§ Exercise task
Restate the whole of the material. Keep every word, and drop the pictures.

[BEGIN]

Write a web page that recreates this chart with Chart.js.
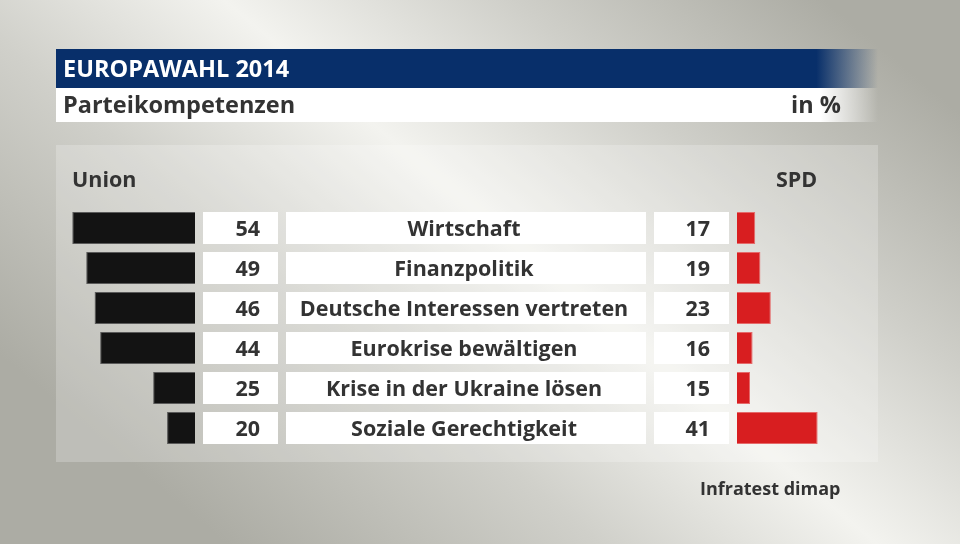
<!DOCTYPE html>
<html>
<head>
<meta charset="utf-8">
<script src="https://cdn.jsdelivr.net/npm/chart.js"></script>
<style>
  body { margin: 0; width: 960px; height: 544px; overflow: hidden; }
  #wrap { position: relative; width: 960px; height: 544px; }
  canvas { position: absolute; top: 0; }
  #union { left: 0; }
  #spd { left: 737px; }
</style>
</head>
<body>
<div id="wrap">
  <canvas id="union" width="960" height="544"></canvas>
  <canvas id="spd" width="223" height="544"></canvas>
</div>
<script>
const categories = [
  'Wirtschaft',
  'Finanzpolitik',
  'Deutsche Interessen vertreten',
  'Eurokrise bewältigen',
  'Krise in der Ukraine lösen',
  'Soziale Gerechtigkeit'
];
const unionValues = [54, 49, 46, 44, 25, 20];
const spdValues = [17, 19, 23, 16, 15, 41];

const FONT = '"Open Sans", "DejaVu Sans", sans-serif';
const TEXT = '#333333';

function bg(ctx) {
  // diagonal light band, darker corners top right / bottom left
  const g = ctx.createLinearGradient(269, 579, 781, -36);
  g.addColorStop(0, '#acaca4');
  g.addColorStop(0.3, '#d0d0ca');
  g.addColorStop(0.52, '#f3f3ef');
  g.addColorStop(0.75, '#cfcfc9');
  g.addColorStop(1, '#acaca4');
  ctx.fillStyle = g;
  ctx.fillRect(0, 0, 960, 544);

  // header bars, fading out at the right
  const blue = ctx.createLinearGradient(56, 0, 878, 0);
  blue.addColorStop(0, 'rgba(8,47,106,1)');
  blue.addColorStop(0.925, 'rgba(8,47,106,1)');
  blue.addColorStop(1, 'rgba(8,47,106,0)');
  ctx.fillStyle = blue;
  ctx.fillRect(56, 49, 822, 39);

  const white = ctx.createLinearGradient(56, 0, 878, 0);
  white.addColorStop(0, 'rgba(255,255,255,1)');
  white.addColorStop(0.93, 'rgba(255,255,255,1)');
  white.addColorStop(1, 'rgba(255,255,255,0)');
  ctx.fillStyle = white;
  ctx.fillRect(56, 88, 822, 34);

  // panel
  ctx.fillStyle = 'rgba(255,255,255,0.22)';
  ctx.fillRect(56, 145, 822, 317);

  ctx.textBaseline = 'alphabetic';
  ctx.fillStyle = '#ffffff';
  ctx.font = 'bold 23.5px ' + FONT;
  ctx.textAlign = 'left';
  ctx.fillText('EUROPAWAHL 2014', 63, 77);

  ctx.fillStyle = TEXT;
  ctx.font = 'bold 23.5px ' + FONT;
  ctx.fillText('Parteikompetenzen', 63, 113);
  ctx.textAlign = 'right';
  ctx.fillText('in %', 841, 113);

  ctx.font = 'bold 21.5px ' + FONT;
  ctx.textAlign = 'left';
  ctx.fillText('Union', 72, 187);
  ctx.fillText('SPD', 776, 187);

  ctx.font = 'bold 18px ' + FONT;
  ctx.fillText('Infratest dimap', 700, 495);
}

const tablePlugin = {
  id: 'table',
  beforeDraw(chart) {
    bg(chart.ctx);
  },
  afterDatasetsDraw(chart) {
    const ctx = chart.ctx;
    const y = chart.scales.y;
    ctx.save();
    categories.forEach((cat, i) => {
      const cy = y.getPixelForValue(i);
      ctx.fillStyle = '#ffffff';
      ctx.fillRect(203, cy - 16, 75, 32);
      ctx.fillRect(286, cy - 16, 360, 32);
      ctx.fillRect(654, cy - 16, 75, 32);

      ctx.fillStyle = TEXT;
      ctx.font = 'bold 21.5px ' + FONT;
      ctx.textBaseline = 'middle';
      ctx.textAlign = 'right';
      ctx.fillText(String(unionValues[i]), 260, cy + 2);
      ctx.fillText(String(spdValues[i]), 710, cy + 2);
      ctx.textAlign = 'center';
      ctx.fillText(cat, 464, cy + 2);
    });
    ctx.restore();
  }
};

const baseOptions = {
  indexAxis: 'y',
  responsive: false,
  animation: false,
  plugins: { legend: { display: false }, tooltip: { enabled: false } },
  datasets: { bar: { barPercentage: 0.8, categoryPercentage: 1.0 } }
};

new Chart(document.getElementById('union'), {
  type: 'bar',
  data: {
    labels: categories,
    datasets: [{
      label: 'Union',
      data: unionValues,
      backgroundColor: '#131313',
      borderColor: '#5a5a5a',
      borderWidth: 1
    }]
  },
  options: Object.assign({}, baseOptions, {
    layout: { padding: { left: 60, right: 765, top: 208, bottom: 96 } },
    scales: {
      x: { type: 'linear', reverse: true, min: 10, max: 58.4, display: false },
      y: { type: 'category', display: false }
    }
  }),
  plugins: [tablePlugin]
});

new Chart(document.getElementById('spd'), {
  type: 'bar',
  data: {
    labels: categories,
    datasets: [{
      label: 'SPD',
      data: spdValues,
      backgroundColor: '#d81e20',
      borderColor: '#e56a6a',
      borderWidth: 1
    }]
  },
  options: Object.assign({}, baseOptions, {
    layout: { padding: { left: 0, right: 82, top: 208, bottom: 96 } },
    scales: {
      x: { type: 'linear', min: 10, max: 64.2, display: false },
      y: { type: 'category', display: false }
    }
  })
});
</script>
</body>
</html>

[END]

§ Result
Write a web page that recreates this chart with Chart.js.
<!DOCTYPE html>
<html>
<head>
<meta charset="utf-8">
<script src="https://cdn.jsdelivr.net/npm/chart.js"></script>
<style>
  body { margin: 0; width: 960px; height: 544px; overflow: hidden; }
  #wrap { position: relative; width: 960px; height: 544px; }
  canvas { position: absolute; top: 0; }
  #union { left: 0; }
  #spd { left: 737px; }
</style>
</head>
<body>
<div id="wrap">
  <canvas id="union" width="960" height="544"></canvas>
  <canvas id="spd" width="223" height="544"></canvas>
</div>
<script>
const categories = [
  'Wirtschaft',
  'Finanzpolitik',
  'Deutsche Interessen vertreten',
  'Eurokrise bewältigen',
  'Krise in der Ukraine lösen',
  'Soziale Gerechtigkeit'
];
const unionValues = [54, 49, 46, 44, 25, 20];
const spdValues = [17, 19, 23, 16, 15, 41];

const FONT = '"Open Sans", "DejaVu Sans", sans-serif';
const TEXT = '#333333';

function bg(ctx) {
  // diagonal light band, darker corners top right / bottom left
  const g = ctx.createLinearGradient(269, 579, 781, -36);
  g.addColorStop(0, '#acaca4');
  g.addColorStop(0.3, '#d0d0ca');
  g.addColorStop(0.52, '#f3f3ef');
  g.addColorStop(0.75, '#cfcfc9');
  g.addColorStop(1, '#acaca4');
  ctx.fillStyle = g;
  ctx.fillRect(0, 0, 960, 544);

  // header bars, fading out at the right
  const blue = ctx.createLinearGradient(56, 0, 878, 0);
  blue.addColorStop(0, 'rgba(8,47,106,1)');
  blue.addColorStop(0.925, 'rgba(8,47,106,1)');
  blue.addColorStop(1, 'rgba(8,47,106,0)');
  ctx.fillStyle = blue;
  ctx.fillRect(56, 49, 822, 39);

  const white = ctx.createLinearGradient(56, 0, 878, 0);
  white.addColorStop(0, 'rgba(255,255,255,1)');
  white.addColorStop(0.93, 'rgba(255,255,255,1)');
  white.addColorStop(1, 'rgba(255,255,255,0)');
  ctx.fillStyle = white;
  ctx.fillRect(56, 88, 822, 34);

  // panel
  ctx.fillStyle = 'rgba(255,255,255,0.22)';
  ctx.fillRect(56, 145, 822, 317);

  ctx.textBaseline = 'alphabetic';
  ctx.fillStyle = '#ffffff';
  ctx.font = 'bold 23.5px ' + FONT;
  ctx.textAlign = 'left';
  ctx.fillText('EUROPAWAHL 2014', 63, 77);

  ctx.fillStyle = TEXT;
  ctx.font = 'bold 23.5px ' + FONT;
  ctx.fillText('Parteikompetenzen', 63, 113);
  ctx.textAlign = 'right';
  ctx.fillText('in %', 841, 113);

  ctx.font = 'bold 21.5px ' + FONT;
  ctx.textAlign = 'left';
  ctx.fillText('Union', 72, 187);
  ctx.fillText('SPD', 776, 187);

  ctx.font = 'bold 18px ' + FONT;
  ctx.fillText('Infratest dimap', 700, 495);
}

const tablePlugin = {
  id: 'table',
  beforeDraw(chart) {
    bg(chart.ctx);
  },
  afterDatasetsDraw(chart) {
    const ctx = chart.ctx;
    const y = chart.scales.y;
    ctx.save();
    categories.forEach((cat, i) => {
      const cy = y.getPixelForValue(i);
      ctx.fillStyle = '#ffffff';
      ctx.fillRect(203, cy - 16, 75, 32);
      ctx.fillRect(286, cy - 16, 360, 32);
      ctx.fillRect(654, cy - 16, 75, 32);

      ctx.fillStyle = TEXT;
      ctx.font = 'bold 21.5px ' + FONT;
      ctx.textBaseline = 'middle';
      ctx.textAlign = 'right';
      ctx.fillText(String(unionValues[i]), 260, cy + 2);
      ctx.fillText(String(spdValues[i]), 710, cy + 2);
      ctx.textAlign = 'center';
      ctx.fillText(cat, 464, cy + 2);
    });
    ctx.restore();
  }
};

const baseOptions = {
  indexAxis: 'y',
  responsive: false,
  animation: false,
  plugins: { legend: { display: false }, tooltip: { enabled: false } },
  datasets: { bar: { barPercentage: 0.8, categoryPercentage: 1.0 } }
};

new Chart(document.getElementById('union'), {
  type: 'bar',
  data: {
    labels: categories,
    datasets: [{
      label: 'Union',
      data: unionValues,
      backgroundColor: '#131313',
      borderColor: '#5a5a5a',
      borderWidth: 1
    }]
  },
  options: Object.assign({}, baseOptions, {
    layout: { padding: { left: 60, right: 765, top: 208, bottom: 96 } },
    scales: {
      x: { type: 'linear', reverse: true, min: 10, max: 58.4, display: false },
      y: { type: 'category', display: false }
    }
  }),
  plugins: [tablePlugin]
});

new Chart(document.getElementById('spd'), {
  type: 'bar',
  data: {
    labels: categories,
    datasets: [{
      label: 'SPD',
      data: spdValues,
      backgroundColor: '#d81e20',
      borderColor: '#e56a6a',
      borderWidth: 1
    }]
  },
  options: Object.assign({}, baseOptions, {
    layout: { padding: { left: 0, right: 82, top: 208, bottom: 96 } },
    scales: {
      x: { type: 'linear', min: 10, max: 64.2, display: false },
      y: { type: 'category', display: false }
    }
  })
});
</script>
</body>
</html>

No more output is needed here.